Spinoza and Leibniz

Baruch Spinoza (1632-1677) and Gottfried Wilhelm von Leibniz (1646-1714) were the two most famous rationalists after Descartes.

Spinoza is famous for his monism, the belief that there is only one kind of thing, or only one thing.  All reality, he argued, is one thing, which we can call God or Nature (or God-or-Nature).

His argument in defense of this belief depends on the distinction between substances and properties.  Think of a ball.  It has various properties such as a certain weight, color, shape, etc.  The properties are properties, what has them is the substance.  We can't really say anything else about this substance, though, because all description is of properties, not substance itself.   Properties depend on substance (you can't have the weight of a thing without the thing), but substance, according to Spinoza, is independent. 

If it is truly independent it must not be limited by anything else, so it is unlimited, i.e. infinite.  And there can only be one infinite thing.  Therefore, there is only one substance (and hence only one kind of substance).

Minds and bodies, then, cannot be different kinds of thing.  They are the same thing perceived in different ways.

What we are is modifications (roughly: bits) of God-or-Nature.  We have no real free will of our own, but we can have a kind of freedom if we identify ourselves and our desires with God's will.  If we really want God's will to be done, then we will always get what we want (because God's will is always done).

Far from thinking that all things are one, Leibniz argued that there are lots and lots of distinct beings, which he calls monads.

The world can be divided almost infinitely and the basic building blocks must be absolutely simple, like mathematical points.  But since there is consciousness in reality, and consciousness cannot be made from unconscious things, these monads must all be conscious, perhaps to varying degrees.  The only difference between them is in their point of view.  But this 'point of view' is metaphorical only.  Each monad is completely independent of each other one, cut off, "windowless."  What the monads perceive is a sort of internal slide show programmed by God.  God has set these up to run at the same time in a pre-established harmony.  This is what explains the apparent interaction between different things in the world.  Nothing in the world really causes anything else to happen.  God is the sole cause of all things.

So why do bad things happen?  They must either not be bad, or else somehow they must be necessary.  If a better world were possible, God would  have made it.  This must be the best of all possible worlds.

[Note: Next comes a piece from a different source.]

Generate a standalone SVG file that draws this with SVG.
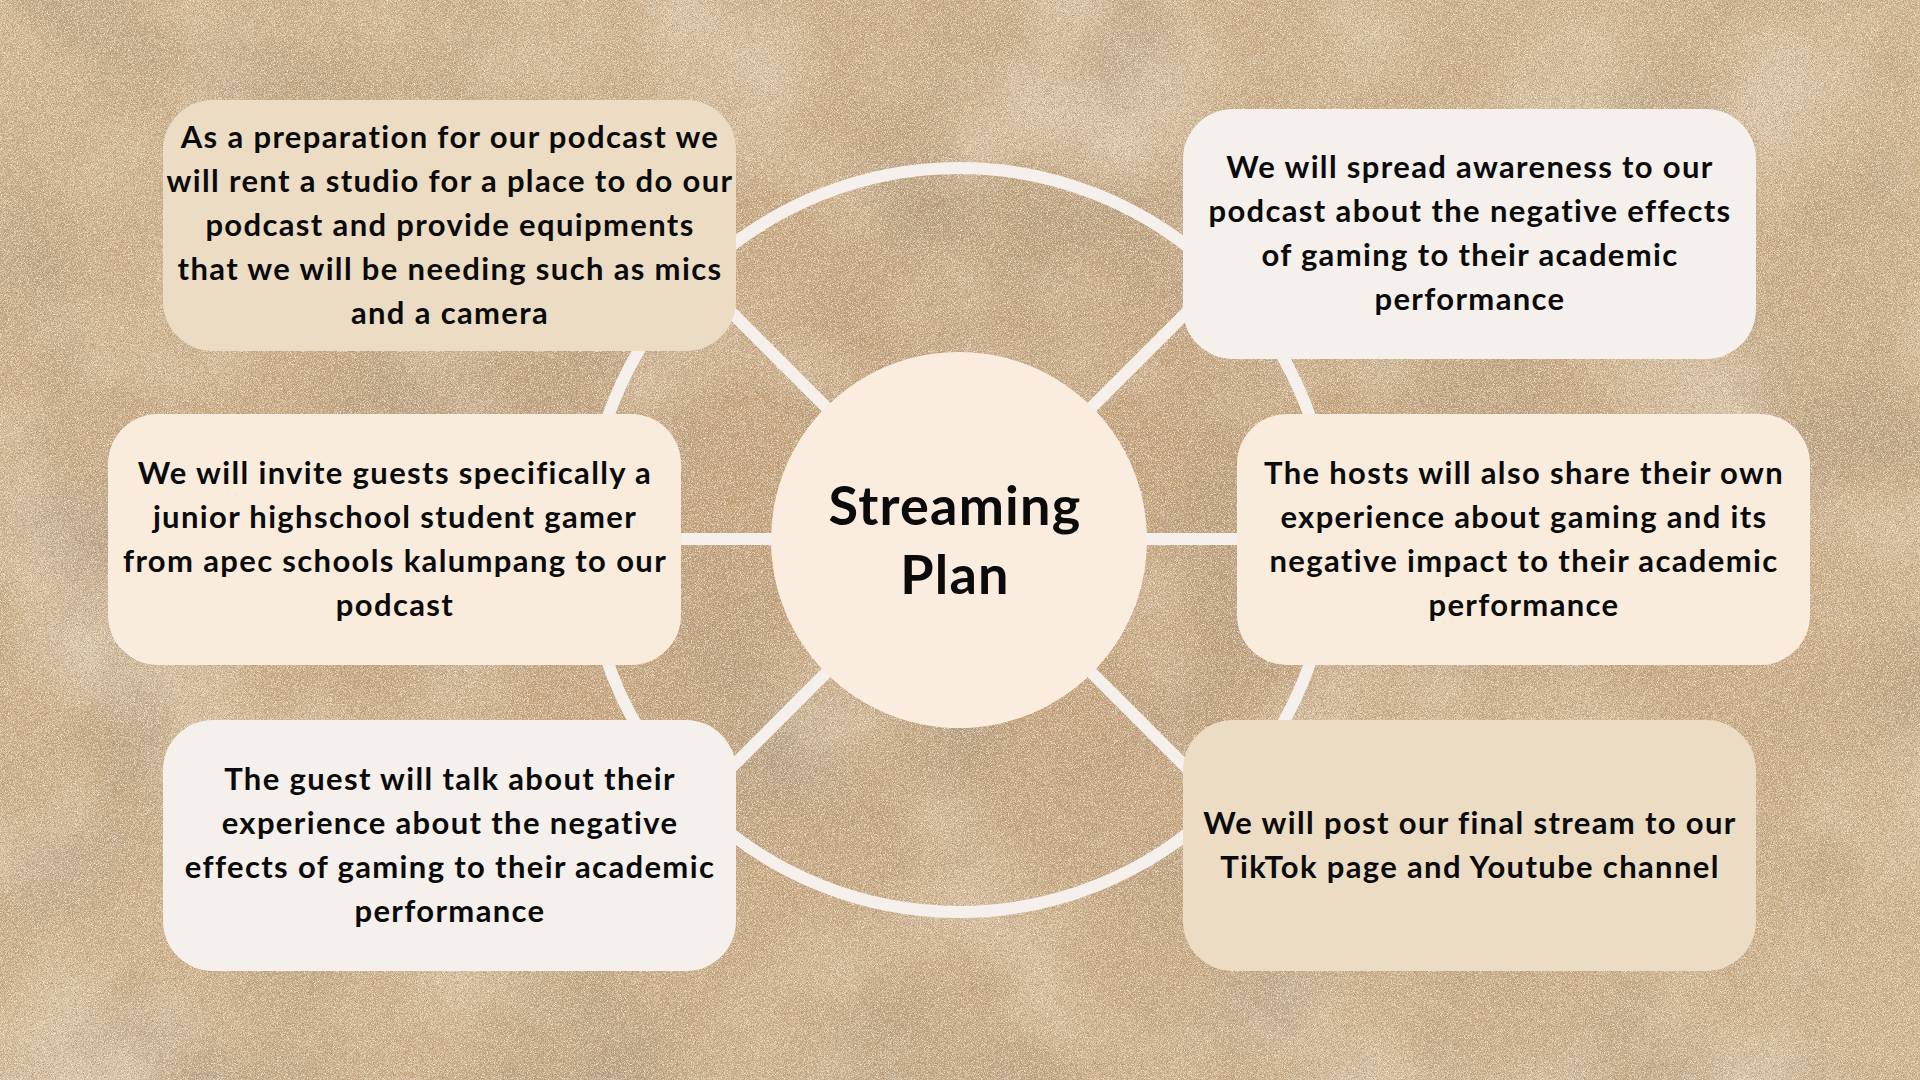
<svg xmlns="http://www.w3.org/2000/svg" width="1920" height="1080" viewBox="0 0 1920 1080">
<defs>
<radialGradient id="bg" cx="50%" cy="50%" r="75%">
<stop offset="0" stop-color="#c29d74"/>
<stop offset="0.6" stop-color="#cbab83"/>
<stop offset="1" stop-color="#d4b892"/>
</radialGradient>
<filter id="grain" x="0" y="0" width="100%" height="100%">
<feTurbulence type="fractalNoise" baseFrequency="1.1" numOctaves="2" seed="3"/>
<feColorMatrix type="matrix" values="0 0 0 0 0.38  0 0 0 0 0.27  0 0 0 0 0.16  0 0 0 2.2 -0.95"/>
</filter>
<filter id="grainL" x="0" y="0" width="100%" height="100%">
<feTurbulence type="fractalNoise" baseFrequency="1.3" numOctaves="2" seed="11"/>
<feColorMatrix type="matrix" values="0 0 0 0 0.93  0 0 0 0 0.86  0 0 0 0 0.74  0 0 0 2.2 -0.95"/>
</filter>
<filter id="blot" x="0" y="0" width="100%" height="100%">
<feTurbulence type="fractalNoise" baseFrequency="0.006" numOctaves="4" seed="7"/>
<feColorMatrix type="matrix" values="0 0 0 0 0.45  0 0 0 0 0.32  0 0 0 0 0.2  0 0 0 1.8 -0.8"/>
</filter>
<filter id="blotL" x="0" y="0" width="100%" height="100%">
<feTurbulence type="fractalNoise" baseFrequency="0.005" numOctaves="3" seed="21"/>
<feColorMatrix type="matrix" values="0 0 0 0 0.88  0 0 0 0 0.78  0 0 0 0 0.64  0 0 0 1.4 -0.65"/>
</filter>
<style>
.ln{stroke:#f5f0eb;stroke-width:12;fill:none}
.t{font-family:Lato,"Liberation Sans",sans-serif;font-weight:700;font-size:31px;letter-spacing:1.35px;fill:#0b0b0b;text-anchor:middle}
.title{font-family:Lato,"Liberation Sans",sans-serif;font-weight:700;font-size:54px;letter-spacing:1.2px;fill:#0b0b0b;text-anchor:middle}
.tan{fill:#ecdcc4}
.off{fill:#f5f0eb}
.cream{fill:#f9ecdd}
</style>
</defs>
<rect width="1920" height="1080" fill="url(#bg)"/>
<rect width="1920" height="1080" filter="url(#blotL)"/>
<rect width="1920" height="1080" filter="url(#blot)"/>
<rect width="1920" height="1080" filter="url(#grain)"/>
<rect width="1920" height="1080" filter="url(#grainL)"/>

<g id="connectors">
<circle class="ln" cx="959" cy="540" r="372"/>
<line class="ln" x1="959" y1="540" x2="680" y2="261"/>
<line class="ln" x1="959" y1="540" x2="1238" y2="261"/>
<line class="ln" x1="959" y1="540" x2="680" y2="819"/>
<line class="ln" x1="959" y1="540" x2="1238" y2="819"/>
<line class="ln" x1="600" y1="539" x2="1320" y2="539"/>
</g>

<g id="center">
<circle cx="959" cy="540" r="188" fill="#faeddf"/>
<text class="title" x="955" y="525">Streaming</text>
<text class="title" x="955" y="594">Plan</text>
</g>

<g id="box1">
<rect class="tan" x="163" y="100" width="573" height="251" rx="50"/>
<text class="t" x="450" y="148">As a preparation for our podcast we</text>
<text class="t" x="450" y="192">will rent a studio for a place to do our</text>
<text class="t" x="450" y="236">podcast and provide equipments</text>
<text class="t" x="450" y="280">that we will be needing such as mics</text>
<text class="t" x="450" y="324">and a camera</text>
</g>

<g id="box2">
<rect class="off" x="1183" y="109" width="573" height="250" rx="50"/>
<text class="t" x="1470" y="178">We will spread awareness to our</text>
<text class="t" x="1470" y="222">podcast about the negative effects</text>
<text class="t" x="1470" y="266">of gaming to their academic</text>
<text class="t" x="1470" y="310">performance</text>
</g>

<g id="box3">
<rect class="cream" x="108" y="414" width="573" height="251" rx="50"/>
<text class="t" x="395" y="484">We will invite guests specifically a</text>
<text class="t" x="395" y="528">junior highschool student gamer</text>
<text class="t" x="395" y="572">from apec schools kalumpang to our</text>
<text class="t" x="395" y="616">podcast</text>
</g>

<g id="box4">
<rect class="cream" x="1237" y="414" width="573" height="251" rx="50"/>
<text class="t" x="1524" y="484">The hosts will also share their own</text>
<text class="t" x="1524" y="528">experience about gaming and its</text>
<text class="t" x="1524" y="572">negative impact to their academic</text>
<text class="t" x="1524" y="616">performance</text>
</g>

<g id="box5">
<rect class="off" x="163" y="720" width="573" height="251" rx="50"/>
<text class="t" x="450" y="790">The guest will talk about their</text>
<text class="t" x="450" y="834">experience about the negative</text>
<text class="t" x="450" y="878">effects of gaming to their academic</text>
<text class="t" x="450" y="922">performance</text>
</g>

<g id="box6">
<rect class="tan" x="1183" y="720" width="573" height="251" rx="50"/>
<text class="t" x="1470" y="834">We will post our final stream to our</text>
<text class="t" x="1470" y="878">TikTok page and Youtube channel</text>
</g>
</svg>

Time and space have only a relative reality.  If time were real, when would it have begun?  And why would God have started it then rather than some other time?  There can be no reason, but nothing happens for no reason.   The same goes with space.  Why would God put space here rather than there?   Space cannot be an absolutely existing thing.  It can only be a relative thing, a matter of a certain kind of relation between physical objects (which are really clusters of monads perceived in a certain way).